### Data for processing

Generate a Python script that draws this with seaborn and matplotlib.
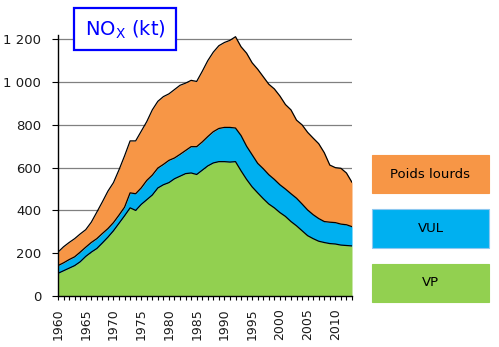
import numpy as np
import pandas as pd
import matplotlib
matplotlib.use("Agg")
import matplotlib.pyplot as plt
import seaborn as sns
from matplotlib.patches import Rectangle

years = list(range(1960, 2014))
vp = [106, 118, 130, 142, 160, 185, 205, 222, 248, 275,
      305, 340, 375, 412, 400, 428, 450, 472, 505, 520,
      530, 548, 560, 572, 575, 568, 588, 608, 622, 628,
      628, 626, 628, 585, 545, 510, 482, 455, 430, 412,
      390, 372, 348, 328, 305, 282, 268, 256, 250, 245,
      243, 238, 236, 234]
vul = [36, 37, 40, 41, 45, 43, 45, 46, 44, 40,
       38, 38, 40, 70, 78, 77, 90, 93, 93, 95,
       104, 97, 102, 108, 123, 130, 132, 137, 146, 155,
       160, 162, 157, 165, 155, 150, 138, 140, 137, 133,
       130, 128, 130, 129, 125, 120, 112, 106, 98, 100,
       100, 98, 97, 90]
pl = [63, 75, 80, 85, 85, 82, 95, 124, 148, 175,
      187, 212, 240, 243, 247, 265, 275, 305, 312, 317,
      311, 320, 323, 315, 310, 305, 330, 355, 372, 387,
      397, 407, 427, 415, 435, 430, 440, 430, 423, 423,
      415, 395, 392, 365, 370, 363, 358, 350, 322, 267,
      257, 261, 242, 207]
series_names = ["VP", "VUL", "Poids lourds"]
colors = ["#92D050", "#00B0F0", "#F79646"]
y_ticks = [0, 200, 400, 600, 800, 1000, 1200]
y_labels = ["0", "200", "400", "600", "800", "1 000", "1 200"]
x_label_years = list(range(1960, 2011, 5))

sns.set_style("white")
plt.rcParams["font.family"] = ["DejaVu Sans"]

W, H = 499, 347
fig = plt.figure(figsize=(W / 100, H / 100), dpi=100)
ax = fig.add_axes([58 / W, 1 - 296 / H, (352 - 58) / W, (296 - 35) / H])

df = pd.DataFrame({"year": years, "VP": vp, "VUL": vul, "Poids lourds": pl})
df["c1"] = df["VP"]
df["c2"] = df["c1"] + df["VUL"]
df["c3"] = df["c2"] + df["Poids lourds"]

for yv in y_ticks[1:]:
    ax.axhline(yv, color="#808080", lw=0.9, zorder=0)

lower = np.zeros(len(years))
for col, c in zip(["c1", "c2", "c3"], colors):
    ax.fill_between(df["year"], lower, df[col], color=c, lw=0, zorder=2)
    lower = df[col].values
for col in ["c1", "c2", "c3"]:
    sns.lineplot(data=df, x="year", y=col, ax=ax, color="black", lw=0.9, zorder=3)

ax.set_xlim(1960, 2013)
ax.set_ylim(0, 1220)
ax.set_xlabel("")
ax.set_ylabel("")
for s in ["top", "right"]:
    ax.spines[s].set_visible(False)
for s in ["left", "bottom"]:
    ax.spines[s].set_color("black")
    ax.spines[s].set_linewidth(1.0)

ax.set_yticks(y_ticks)
ax.set_yticklabels(y_labels, fontsize=9.5, color="#1a1a1a")
ax.set_xticks(years)
ax.set_xticklabels([str(y) if y in x_label_years else "" for y in years],
                   rotation=90, fontsize=9, color="#1a1a1a")
ax.tick_params(axis="x", direction="out", length=3, width=0.8, pad=6, color="black")
ax.tick_params(axis="y", direction="out", length=4, width=0.8, pad=8, color="black")
ax.tick_params(left=True, bottom=True)

def box(x0, y0, x1, y1, fc, ec, lw):
    r = Rectangle((x0 / W, 1 - y1 / H), (x1 - x0) / W, (y1 - y0) / H,
                  transform=fig.transFigure, facecolor=fc, edgecolor=ec, lw=lw)
    fig.patches.append(r)

# legend boxes
leg = [("Poids lourds", colors[2], 155, 193, "#F79646"),
       ("VUL", colors[1], 209, 248, "#8DC8F0"),
       ("VP", colors[0], 264, 302, "#92D050")]
for name, c, y0, y1, ec in leg:
    box(372, y0, 489, y1, c, ec, 0.8)
    fig.text((372 + 489) / 2 / W, 1 - (y0 + y1) / 2 / H, name,
             ha="center", va="center", fontsize=9.5, color="black")

# title box
box(74, 8, 176, 50, "white", "#0000FF", 1.6)
fig.text(125 / W, 1 - 30 / H, r"NO$_\mathregular{X}$ (kt)", ha="center", va="center",
         fontsize=14, color="#0000FF")

fig.savefig("out.png", dpi=100)
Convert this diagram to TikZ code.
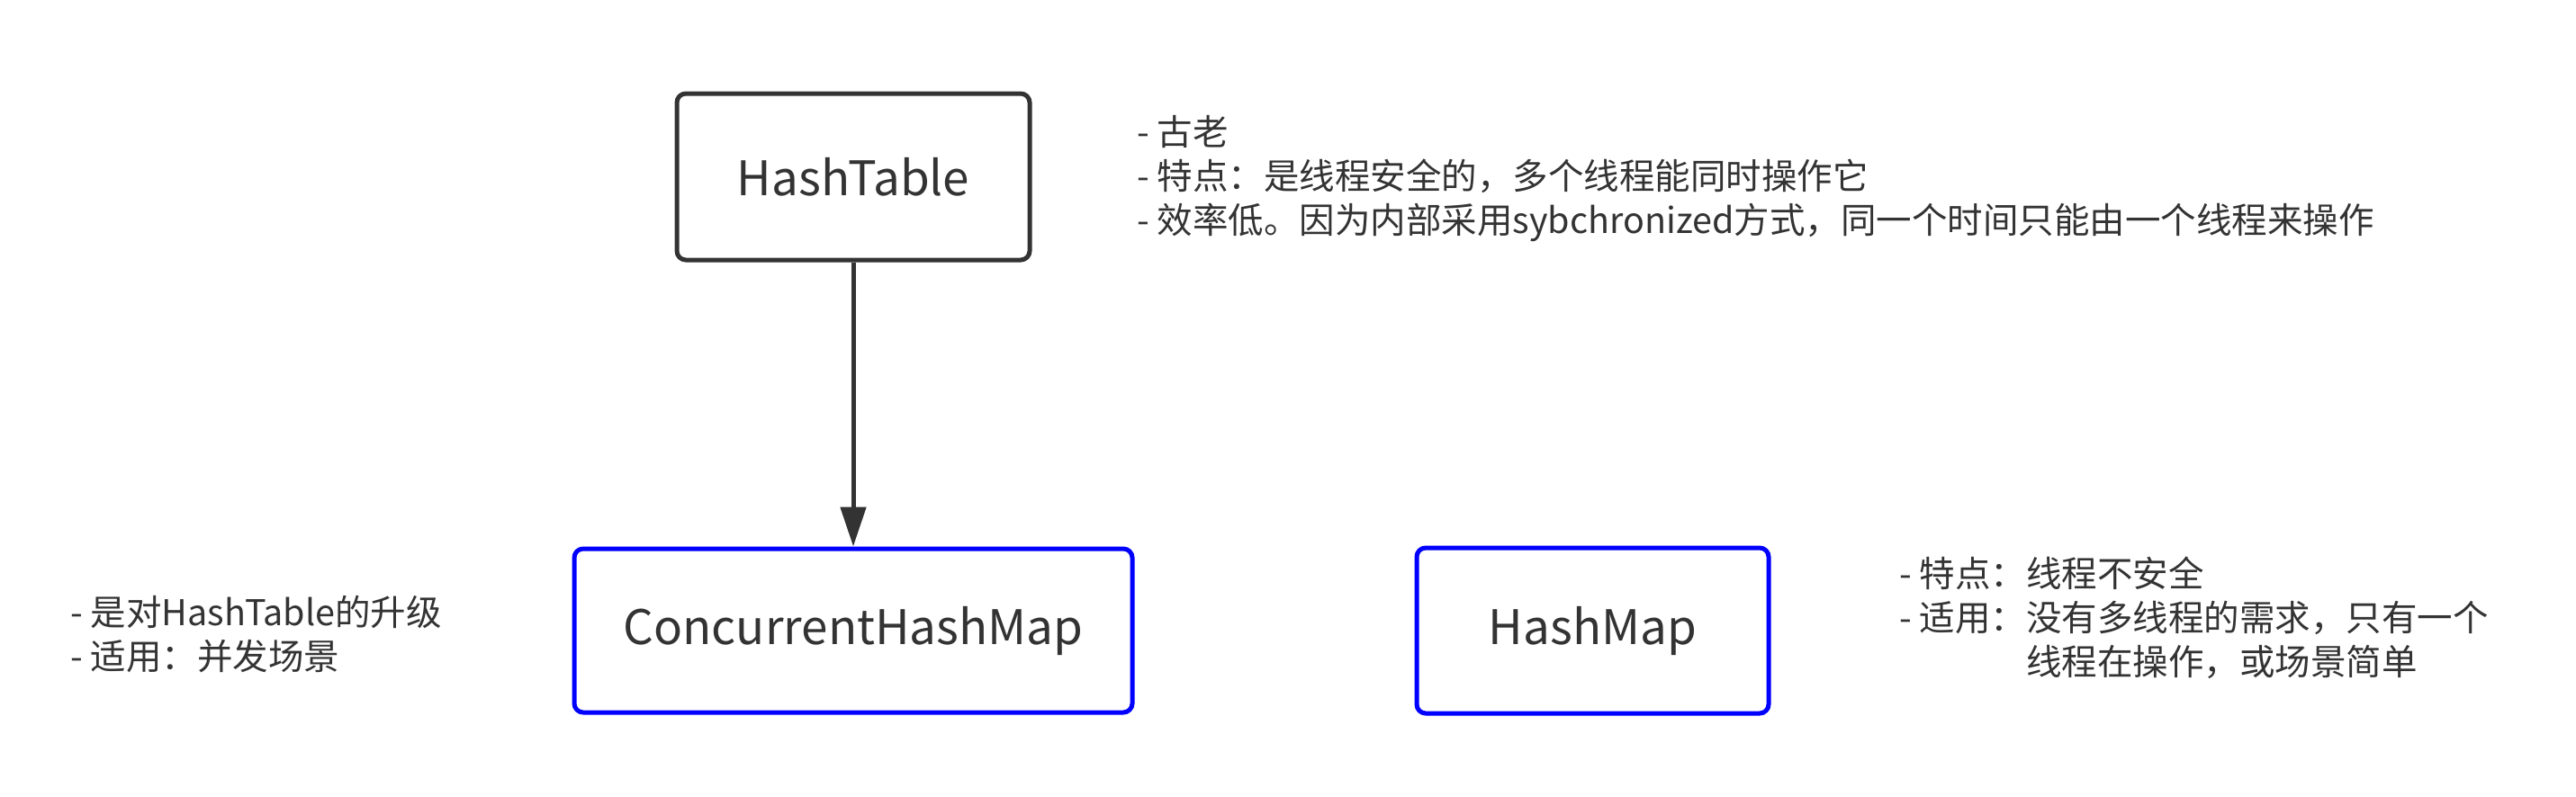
\documentclass[tikz,border=0pt]{standalone}
\usepackage{fontspec}
\setmainfont{Noto Sans CJK SC}
\usetikzlibrary{arrows.meta}
\definecolor{ink}{HTML}{333333}
\definecolor{bluebox}{HTML}{0000FF}
\tikzset{
  nodebox/.style={draw=ink, line width=5pt, rounded corners=10pt, fill=white,
    text=ink, font=\fontsize{53}{60}\selectfont, inner sep=0pt},
  bluenode/.style={nodebox, draw=bluebox},
  note/.style={text=ink, font=\fontsize{39.5}{49}\selectfont, align=left, anchor=west, inner sep=0pt},
  link/.style={draw=ink, line width=5pt, -{Triangle[length=44pt,width=28pt]}}
}
\begin{document}
\begin{tikzpicture}[x=1pt,y=-1pt]
\useasboundingbox[fill=white] (0,0) rectangle (2862,886);
\node[nodebox, minimum width=392pt, minimum height=185pt] (ht) at (948,196.5) {HashTable};
\node[bluenode, minimum width=620pt, minimum height=182pt] (chm) at (948,701) {ConcurrentHashMap};
\node[bluenode, minimum width=391pt, minimum height=184pt] (hm) at (1769.5,701) {HashMap};
\draw[link] (ht.south) -- (chm.north);
\node[note] (n1) at (1263,199) {- 古老\\- 特点：是线程安全的，多个线程能同时操作它\\- 效率低。因为内部采用sybchronized方式，同一个时间只能由一个线程来操作};
\node[note] (n2) at (78,705) {- 是对HashTable的升级\\- 适用：并发场景};
\node[note] (n3) at (2110,687) {- 特点：线程不安全\\- 适用：没有多线程的需求，只有一个\\\phantom{- 适用：}线程在操作，或场景简单};
\end{tikzpicture}
\end{document}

### Problem to solve
Return only the lines running from the top of the data to the line that holds "from matplotlib.patches import Rectangle". Include both of those lines, but skip the pictures.

### Correct output
Generate a Python script that draws this with seaborn and matplotlib.
import numpy as np
import pandas as pd
import matplotlib
matplotlib.use("Agg")
import matplotlib.pyplot as plt
import seaborn as sns
from matplotlib.patches import Rectangle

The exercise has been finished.